--- Instruction ---
Determine the number of lines containing the word "this". Reply with it and nothing else.

>>>>

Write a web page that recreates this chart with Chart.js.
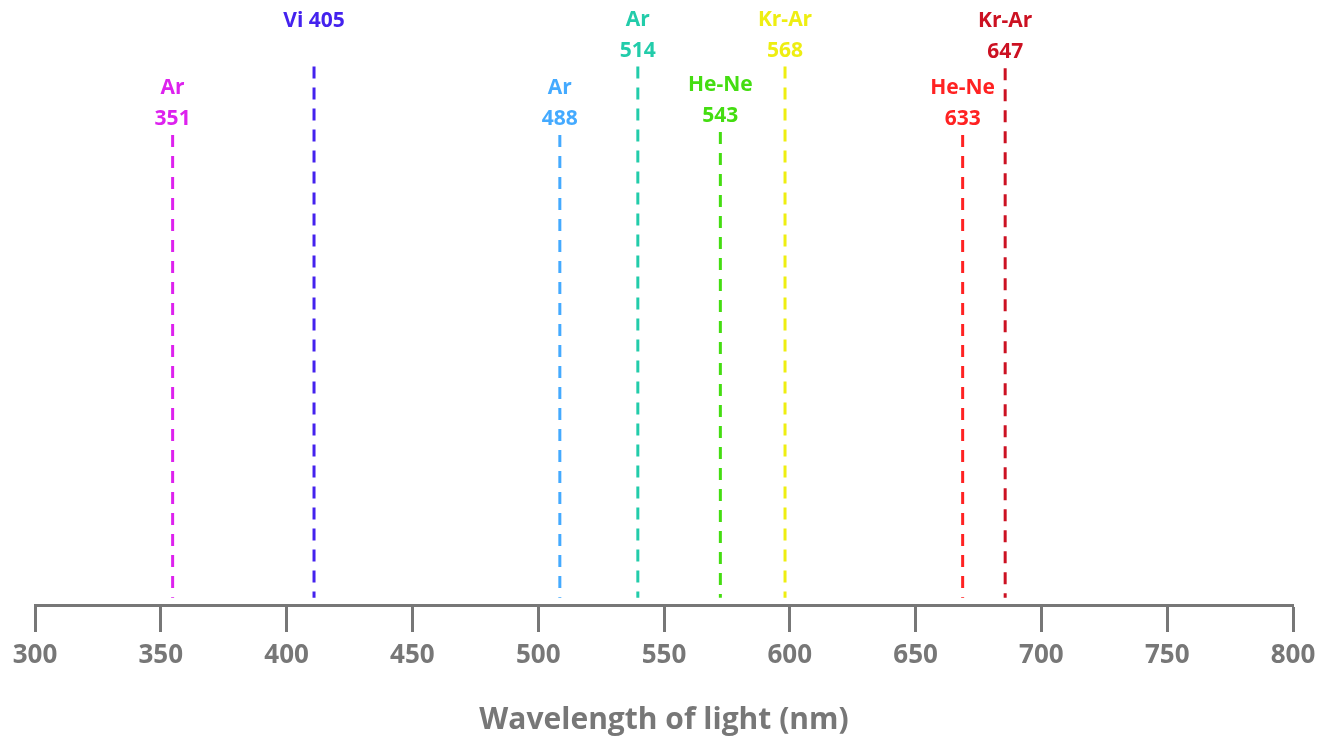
<!DOCTYPE html>
<html>
<head>
<meta charset="utf-8">
<script src="https://cdn.jsdelivr.net/npm/chart.js@4"></script>
<style>
  html, body { margin: 0; padding: 0; background: #fff; }
  #wrap { width: 1321px; height: 742px; }
</style>
</head>
<body>
<div id="wrap"><canvas id="laserChart"></canvas></div>
<script>
// laser lines on a wavelength axis
const laserNames = ['Ar', 'Vi', 'Ar', 'Ar', 'He-Ne', 'Kr-Ar', 'He-Ne', 'Kr-Ar'];
const laserLabels = ['351', '405', '488', '514', '543', '568', '633', '647'];
const lineX = [354.7, 410.9, 508.6, 539.6, 572.4, 598.1, 668.7, 685.6];
const lineTop = [77.7, 89.0, 77.7, 89.0, 78.2, 89.0, 77.7, 88.7];
const lineBottom = 1.2;
const lineColors = ['#dd22ee', '#4422ee', '#44aaff', '#22ccaa', '#44dd11', '#eeee11', '#ff2222', '#cc1122'];
const tickValues = [300, 350, 400, 450, 500, 550, 600, 650, 700, 750, 800];

const FONT = '"Open Sans", sans-serif';
const GREY = '#777777';

const datasets = lineX.map((x, i) => ({
  label: laserNames[i] + ' ' + laserLabels[i],
  data: [{ x: x, y: lineTop[i] }, { x: x, y: lineBottom }],
  borderColor: lineColors[i],
  borderWidth: 3,
  borderDash: [12, 9],
  pointRadius: 0,
  fill: false
}));

// text over each line: name, then wavelength (Vi 405 on one line)
const lineLabelPlugin = {
  id: 'lineLabels',
  afterDatasetsDraw(chart) {
    const { ctx, scales: { x, y } } = chart;
    ctx.save();
    ctx.font = 'bold 21px ' + FONT;
    ctx.textAlign = 'center';
    ctx.textBaseline = 'middle';
    lineX.forEach((v, i) => {
      const px = x.getPixelForValue(v);
      const py = y.getPixelForValue(lineTop[i]);
      ctx.fillStyle = lineColors[i];
      if (laserNames[i] === 'Vi') {
        ctx.fillText(laserNames[i] + ' ' + laserLabels[i], px, py - 46);
      } else {
        ctx.fillText(laserNames[i], px, py - 47);
        ctx.fillText(laserLabels[i], px, py - 16);
      }
    });
    ctx.restore();
  }
};

new Chart(document.getElementById('laserChart'), {
  type: 'line',
  data: { datasets },
  options: {
    responsive: true,
    maintainAspectRatio: false,
    animation: false,
    layout: { padding: { left: 35, right: 28, top: 0, bottom: 0 } },
    plugins: { legend: { display: false }, tooltip: { enabled: false } },
    scales: {
      x: {
        type: 'linear',
        min: 300,
        max: 800,
        afterBuildTicks: (s) => { s.ticks = tickValues.map(v => ({ value: v })); },
        afterFit: (s) => { s.height = 137; s.paddingLeft = 0; s.paddingRight = 0; },
        border: { display: true, color: GREY, width: 3 },
        grid: { drawOnChartArea: false, drawTicks: true, tickLength: 27, tickWidth: 3, tickColor: GREY, color: GREY },
        ticks: { color: GREY, padding: 8, font: { family: FONT, size: 26, weight: 'bold' } },
        title: {
          display: true,
          text: 'Wavelength of light (nm)',
          color: GREY,
          font: { family: FONT, size: 30, weight: 'bold' },
          padding: { top: 0, bottom: 4 }
        }
      },
      y: { display: false, min: 0, max: 100 }
    }
  },
  plugins: [lineLabelPlugin]
});
</script>
</body>
</html>
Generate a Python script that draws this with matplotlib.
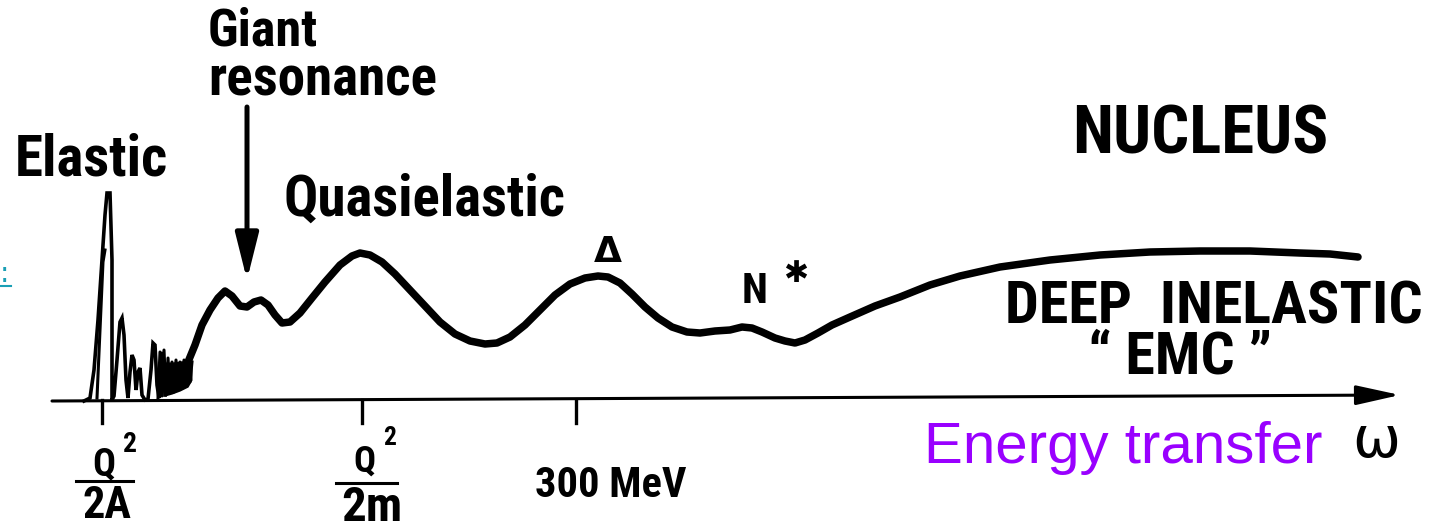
import matplotlib
matplotlib.use('Agg')
import matplotlib.pyplot as plt
from matplotlib import font_manager

W, H = 1430, 529

# response curve (x, y in picture pixels, y from the top)
curve_x = [188, 195, 202, 210, 218, 225, 232, 240, 247, 254, 261, 268, 275, 282, 290, 300, 312, 325,
           340, 352, 360, 370, 382, 395, 410, 425, 440, 455, 470, 485, 497, 510, 525, 540, 555, 570,
           585, 598, 608, 620, 632, 645, 658, 672, 687, 700, 715, 730, 742, 752, 762, 775, 785, 795,
           805, 818, 832, 850, 875, 900, 930, 960, 1000, 1050, 1100, 1150, 1200, 1250, 1300, 1330, 1358]
curve_y = [362, 345, 325, 310, 298, 291, 296, 306, 307, 302, 300, 305, 315, 323, 322, 313, 298, 282,
           265, 256, 253, 255, 262, 274, 290, 306, 322, 334, 341, 344, 343, 337, 325, 310, 295, 284,
           278, 276, 277, 283, 294, 307, 318, 327, 332, 333, 331, 330, 327, 328, 332, 338, 341, 343,
           340, 333, 325, 317, 306, 297, 285, 276, 267, 260, 255, 252, 251, 251, 253, 254, 257]

# elastic peak and the low-lying levels
spike_x = [84, 90, 94, 98, 102, 105, 107, 110, 112, 112, 114, 117, 120, 122, 124, 126, 128, 130, 132,
           134, 136, 138, 140, 142, 145, 148, 151, 153, 155, 157, 159, 161, 163, 165]
spike_y = [401, 398, 370, 320, 260, 215, 193, 193, 260, 400, 396, 360, 322, 318, 335, 380, 398, 372,
           355, 360, 390, 372, 368, 395, 400, 399, 370, 343, 345, 385, 398, 362, 352, 395]
inner_x = [97, 100, 103, 105]
inner_y = [398, 330, 262, 250]
noise_x = [158, 160, 162, 164, 166, 168, 170, 172, 174, 176, 178, 180, 182, 184, 186, 188, 190, 192]
noise_y = [398, 352, 396, 350, 395, 358, 393, 362, 392, 360, 390, 362, 388, 360, 386, 362, 382, 362]
fill_x = [165, 172, 180, 188, 192]
fill_lo = [396, 394, 391, 387, 380]
fill_hi = [362, 362, 361, 360, 360]

# axis
axis_x = [52, 1400]
axis_y = [401, 395]
tick_x = [102, 362, 576]

names = {f.name for f in font_manager.fontManager.ttflist}
hand = 'DejaVu Sans'
for n in ['Roboto Condensed', 'Liberation Sans Narrow', 'DejaVu Sans']:
    if n in names:
        hand = n
        break

fig = plt.figure(figsize=(W / 100, H / 100), dpi=100)
ax = fig.add_axes([0, 0, 1, 1])
ax.set_xlim(0, W)
ax.set_ylim(H, 0)
ax.axis('off')
r = fig.canvas.get_renderer()


def put(s, x, y, w, ha='left', size=30, family=hand, weight='bold', **kw):
    t = ax.text(x, y, s, ha=ha, va='baseline', fontsize=size, family=family,
                fontweight=weight, **kw)
    bb = t.get_window_extent(renderer=r)
    t.set_fontsize(size * w / bb.width)
    return t


ax.plot(curve_x, curve_y, color='black', lw=5.4, solid_capstyle='round', solid_joinstyle='round')
ax.plot(spike_x, spike_y, color='black', lw=2.6, solid_joinstyle='miter')
ax.plot(inner_x, inner_y, color='black', lw=2.2)
ax.plot(noise_x, noise_y, color='black', lw=2.2)
ax.fill_between(fill_x, fill_lo, fill_hi, color='black', lw=0)

ax.annotate('', xy=(axis_x[1], axis_y[1]), xytext=(axis_x[0], axis_y[0]),
            arrowprops=dict(arrowstyle='-|>,head_length=1.35,head_width=0.3', lw=2.2,
                            color='black', mutation_scale=20, shrinkA=0, shrinkB=0))
for tx in tick_x:
    ax.plot([tx, tx], [400, 423], color='black', lw=2.4)

# giant resonance pointer
ax.annotate('', xy=(247, 280), xytext=(247, 107),
            arrowprops=dict(arrowstyle='-|>,head_length=2.0,head_width=0.5', lw=3.6,
                            color='black', mutation_scale=14, shrinkA=0, shrinkB=0))

put('Elastic', 15, 176, 153)
put('Giant', 208, 45, 110)
put('resonance', 208, 96, 229)
put('Quasielastic', 283, 216, 282)
put('NUCLEUS', 1072, 153, 256)
# two lines in one text so they sit tight like the sketch (baseline = last line)
put('DEEP  INELASTIC\n      \u201c EMC \u201d', 1005, 374, 417, multialignment='left',
    linespacing=0.88)
put('\u0394', 608, 262, 28, ha='center', family='DejaVu Sans', weight='bold')
put('N', 742, 303, 26)
put('\u2731', 796, 282, 25, ha='center', family='DejaVu Sans', weight='normal')
put('300 MeV', 535, 497, 152)

# tick labels  Q^2/2A  and  Q^2/2m
put('Q', 92, 475, 23)
put('2', 123, 452, 14)
ax.plot([76, 133], [481, 481], color='black', lw=2.2)
put('2A', 83, 518, 49)
put('Q', 353, 472, 22)
put('2', 383, 445, 13)
ax.plot([336, 397], [483, 483], color='black', lw=2.2)
put('2m', 341, 521, 61)

put('Energy transfer', 924, 463, 398, family='Liberation Sans', weight='normal', color='#9900ff')
put('\u03c9', 1376, 457, 48, ha='center', family='DejaVu Sans', weight='normal')

# cut-off link text at the left edge
ax.text(0, 282, ':', fontsize=20, color='#1a9fb5', va='baseline', ha='left')
ax.plot([0, 11], [286, 286], color='#1a9fb5', lw=1.5)

fig.savefig('out.png', dpi=100)
plt.close(fig)
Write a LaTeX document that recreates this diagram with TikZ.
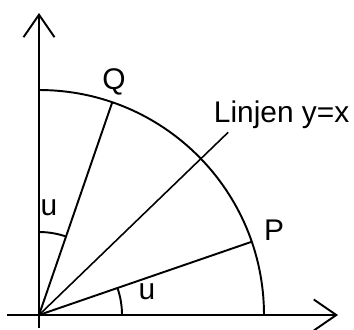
\documentclass[tikz,border=0pt]{standalone}
\usepackage{fontspec}
\setmainfont{Liberation Sans}
\usetikzlibrary{arrows.meta}
\tikzset{
  axis/.style={line width=1.1pt,-{Straight Barb[length=0.45cm,width=0.62cm,line width=1.1pt]}},
  lbl/.style={font=\fontsize{17}{20}\selectfont,inner sep=0pt}
}
\begin{document}
\begin{tikzpicture}[x=0.02cm,y=0.02cm,line width=1.1pt]
\useasboundingbox (-39,-14) rectangle (315,315);
\coordinate (O) at (0,0);
\coordinate (P) at (19:225);
\coordinate (Q) at (71:225);
\coordinate (D) at (44:263);
\draw[axis] (-32,0) -- (299,0);
\draw[axis] (0,-13) -- (0,302);
\draw (225,0) arc[start angle=0,end angle=90,radius=225];
\draw (O) -- (P);
\draw (O) -- (Q);
\draw[line width=0.9pt] (O) -- (D);
\draw (83,0) arc[start angle=0,end angle=19,radius=83];
\draw (0,83) arc[start angle=90,end angle=71,radius=83];
\node[lbl] (u1) at (108,23) {u};
\node[lbl] (u2) at (10,107) {u};
\node[lbl] (Ql) at (75,233) {Q};
\node[lbl] (Pl) at (235,85) {P};
\node[lbl,anchor=base west] (yx) at (174,193) {Linjen y=x};
\end{tikzpicture}
\end{document}
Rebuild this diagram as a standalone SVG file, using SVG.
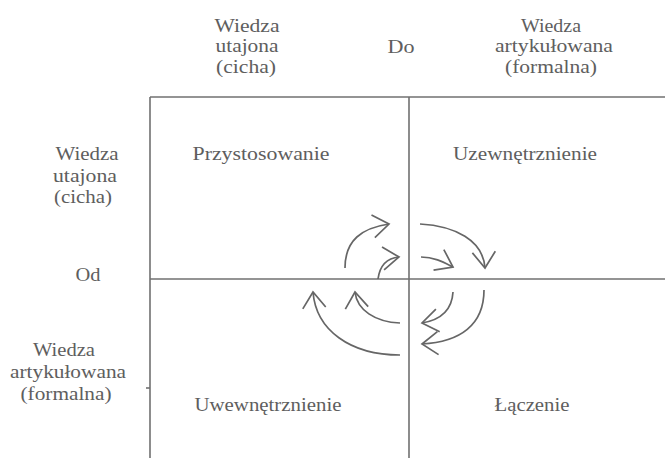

<<<<

--- Task answer ---
4